In a way, it’s not hard to understand why it took us so long to sober up. When the shooting first occurred, the vice president’s entourage didn’t even think it merited public notice. Once the news was finally reported by Cheney’s host, Republican lobbyist Katharine Armstrong, it was presented as a minor boo-boo. During a quail hunt, she said, Whittington showed up unexpectedly in Cheney’s line of fire and “got pretty well peppered.”

Now we have a new fault line in America’s culture wars. In the red states, “peppering” is a hunting hazard. In the blue states, it’s a culinary option. It was comic Jon Stewart who first captured blue-state America’s bewilderment at the dismissive tone: “Peppered. There you have it. Harry Whittington, seasoned to within an inch of his life.”

Red-state America responded with its own bewilderment. “You all can spend your time on it,” presidential spokesman Scott McClellan testily told reporters. “We’re going to keep focusing on the pressing priorities of the American people.”

But for most of us, our leaders’ behavior is a priority.
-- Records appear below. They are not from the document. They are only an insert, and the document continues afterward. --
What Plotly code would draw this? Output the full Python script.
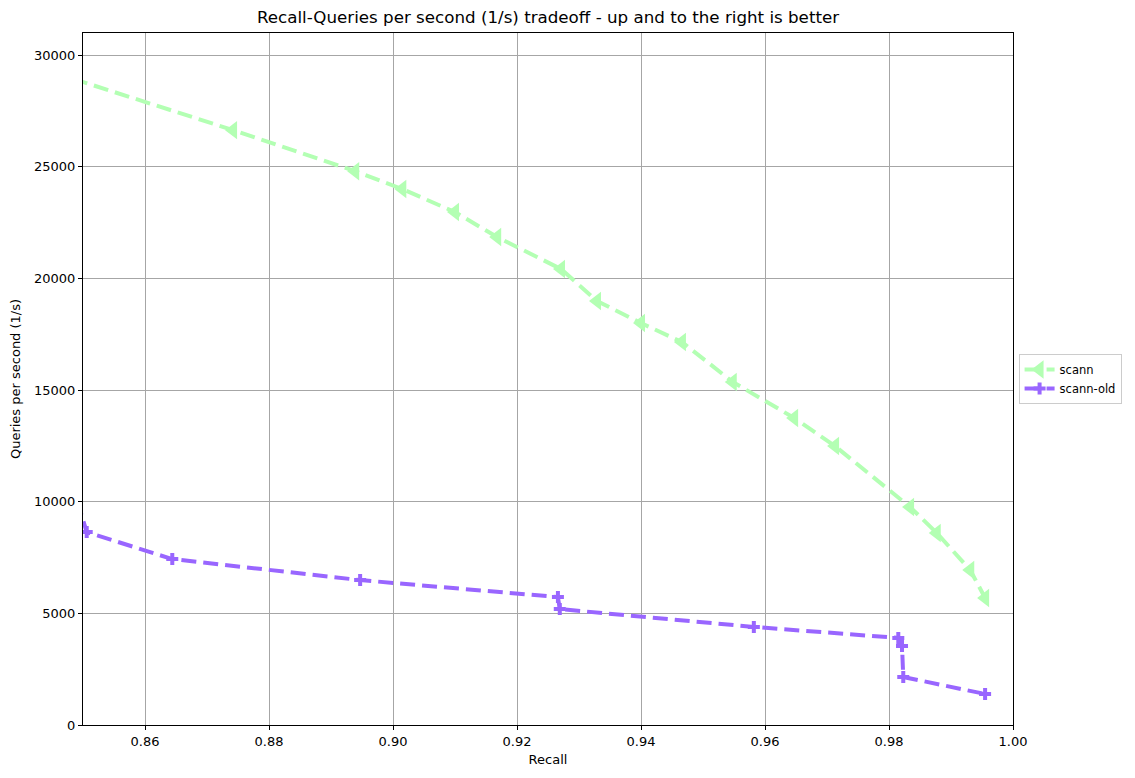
import plotly.graph_objects as go

# Data
scann_recall = [0.845, 0.8742, 0.8939, 0.9015, 0.9100, 0.9168, 0.9271, 0.9329, 0.9400,
                0.9466, 0.9548, 0.9647, 0.9713, 0.9834, 0.9877, 0.9931, 0.9955]
scann_qps = [29240, 26640, 24800, 24000, 22970, 21850, 20420, 18990, 18000,
             17150, 15360, 13750, 12490, 9760, 8600, 6940, 5690]

old_recall = [0.848, 0.8506, 0.8644, 0.8947, 0.9266, 0.9269, 0.9582, 0.9815, 0.9821, 0.9823, 0.9955]
old_qps = [11000, 8640, 7430, 6490, 5730, 5190, 4390, 3900, 3540, 2150, 1390]

x_ticks = [0.86, 0.88, 0.90, 0.92, 0.94, 0.96, 0.98, 1.00]
y_ticks = [0, 5000, 10000, 15000, 20000, 25000, 30000]

GREEN = "#b3ffb3"
PURPLE = "#9966ff"
FONT = "DejaVu Sans"

fig = go.Figure()
fig.add_trace(go.Scatter(
    x=scann_recall, y=scann_qps, name="scann", mode="lines+markers",
    line=dict(color=GREEN, width=4, dash="15px,7px"),
    marker=dict(symbol="triangle-left", size=16, color=GREEN),
))
fig.add_trace(go.Scatter(
    x=old_recall, y=old_qps, name="scann-old", mode="lines+markers",
    line=dict(color=PURPLE, width=4, dash="15px,7px"),
    marker=dict(symbol="cross", size=10, color=PURPLE),
))

axis_common = dict(
    showline=True, linecolor="black", linewidth=1, mirror=True,
    ticks="outside", ticklen=4, tickcolor="black",
    showgrid=True, gridcolor="#a6a6a6", gridwidth=1, zeroline=False,
    tickfont=dict(family=FONT, size=13, color="black"),
    automargin=False,
)

# the page adds an 8px body margin; margins compensate so the plot area lands
# at x 83..1013, y 33..725 in the window
fig.update_layout(
    width=1135, height=778,
    margin=dict(l=75, r=130, t=25, b=61),
    paper_bgcolor="white", plot_bgcolor="white",
    font=dict(family=FONT, color="black"),
    title=dict(text="Recall-Queries per second (1/s) tradeoff - up and to the right is better",
               x=540 / 1135, xanchor="center", y=1 - 9 / 778, yanchor="middle",
               font=dict(family=FONT, size=16.7, color="black")),
    xaxis=dict(range=[0.85, 1.0], tickvals=x_ticks,
               ticktext=[f"{v:.2f}" for v in x_ticks],
               title=dict(text="Recall", font=dict(family=FONT, size=13), standoff=7),
               **axis_common),
    yaxis=dict(range=[0, 30990], tickvals=y_ticks,
               ticktext=[str(v) for v in y_ticks],
               title=dict(text="Queries per second (1/s)", font=dict(family=FONT, size=13), standoff=13),
               **axis_common),
    legend=dict(x=1.006, y=0.5, xanchor="left", yanchor="middle",
                bordercolor="#cccccc", borderwidth=1, bgcolor="white",
                font=dict(family=FONT, size=11.5, color="black"),
                tracegroupgap=0),
    showlegend=True,
)

fig.write_html("out.html")
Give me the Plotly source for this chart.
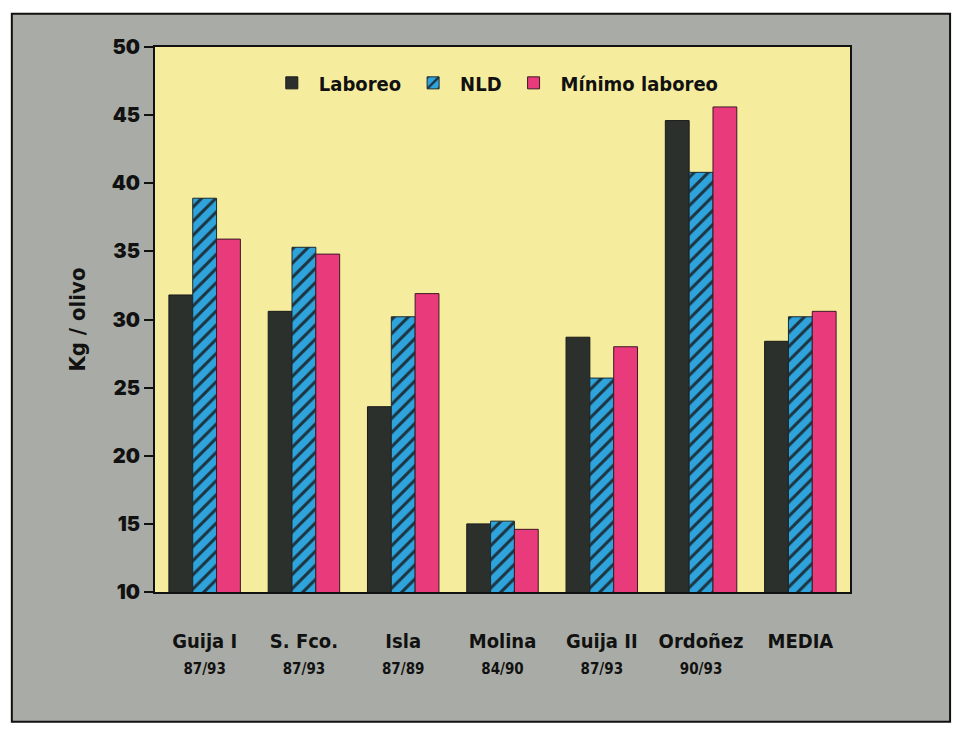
import plotly.graph_objects as go

# Olive yield per tree (kg) by plot and tillage system
sites = ["Guija I", "S. Fco.", "Isla", "Molina", "Guija II", "Ordoñez", "MEDIA"]
periods = ["87/93", "87/93", "87/89", "84/90", "87/93", "90/93", ""]

laboreo = [31.8, 30.6, 23.6, 15.0, 28.7, 44.6, 28.4]
nld = [38.9, 35.3, 30.2, 15.2, 25.7, 40.8, 30.2]
minimo = [35.9, 34.8, 31.9, 14.6, 28.0, 45.6, 30.6]

y_ticks = [10, 15, 20, 25, 30, 35, 40, 45, 50]

tick_text = [
    f"{s}<br><span style='font-size:15px'>{p}</span>" if p else f"{s}<br> "
    for s, p in zip(sites, periods)
]

narrow = "DejaVu Sans Condensed, Liberation Sans Narrow, Liberation Sans, Arial, sans-serif"
heavy = "Inter, Liberation Sans, Arial, sans-serif"

fig = go.Figure()
fig.add_bar(
    name="Laboreo", x=sites, y=laboreo,
    marker=dict(color="#2c302d", line=dict(color="#1a1a1a", width=1)),
)
fig.add_bar(
    name="NLD", x=sites, y=nld,
    marker=dict(
        color="#2fa4dc",
        line=dict(color="#1a2a30", width=1),
        pattern=dict(shape="/", fgcolor="#1d3440", bgcolor="#2fa4dc",
                     size=10, solidity=0.3, fillmode="replace"),
    ),
)
fig.add_bar(
    name="Mínimo laboreo", x=sites, y=minimo,
    marker=dict(color="#e93b7c", line=dict(color="#3a1a25", width=1)),
)

# grey card behind the chart and the pale-yellow plotting field
fig.add_shape(type="rect", xref="paper", yref="paper",
              x0=-0.206, x1=1.144, y0=-0.238, y1=1.061,
              fillcolor="#a9aca6", line=dict(color="#111", width=2),
              layer="below")
fig.add_shape(type="rect", xref="paper", yref="paper",
              x0=0, x1=1, y0=0, y1=1,
              fillcolor="#f6ec9e", line=dict(width=0),
              layer="below")

fig.update_layout(
    width=957, height=738,
    margin=dict(l=155, r=107, t=47, b=146),
    paper_bgcolor="white",
    plot_bgcolor="rgba(0,0,0,0)",
    barmode="group",
    bargap=0.28,
    bargroupgap=0,
    showlegend=True,
    legend=dict(
        orientation="h", x=0.158, y=0.97, xanchor="left", yanchor="top",
        bgcolor="rgba(0,0,0,0)",
        font=dict(family=narrow, size=20, color="#111", weight="bold"),
        itemwidth=44,
    ),
    font=dict(family=narrow, color="#111"),
)

fig.update_yaxes(
    range=[10, 50], tickvals=y_ticks,
    ticks="outside", ticklen=9, tickwidth=2, tickcolor="#111",
    showgrid=False, zeroline=False,
    showline=True, linecolor="#111", linewidth=2, mirror=True,
    tickfont=dict(family=heavy, size=20, color="#111", weight=900),
    title=dict(text="Kg / olivo", standoff=20,
               font=dict(family=narrow, size=22, color="#111", weight="bold")),
)
fig.update_xaxes(
    tickvals=sites, ticktext=tick_text,
    ticks="", showgrid=False,
    showline=True, linecolor="#111", linewidth=2, mirror=True,
    ticklabelstandoff=30,
    tickfont=dict(family=narrow, size=20, color="#111", weight="bold"),
)

fig.write_html("out.html")
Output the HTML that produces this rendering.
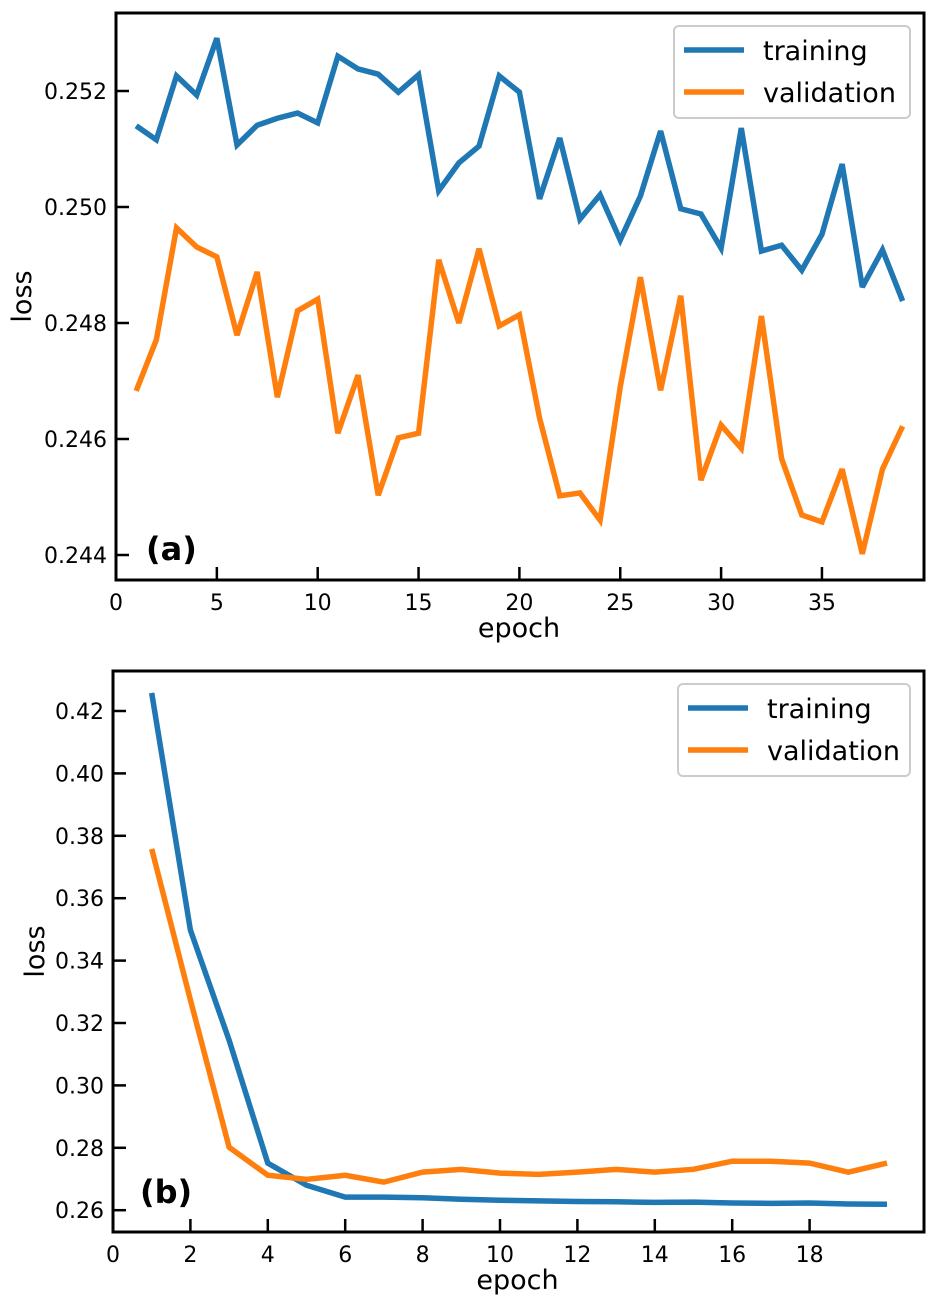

The last time a vice president shot a citizen was in 1804, when former Treasury secretary Alexander Hamilton got “pretty well peppered” by Aaron Burr. Hamilton died the next day. We’ve been talking about that ever since.

Not too long ago, Republicans brought Washington to a standstill over a president’s sexual trysts. That president ended up facing impeachment because he waffled to a grand jury, suggesting that what he did depended on “what your definition of ‘is’ is.”

So, what’s your definition of “shot a man in the face”?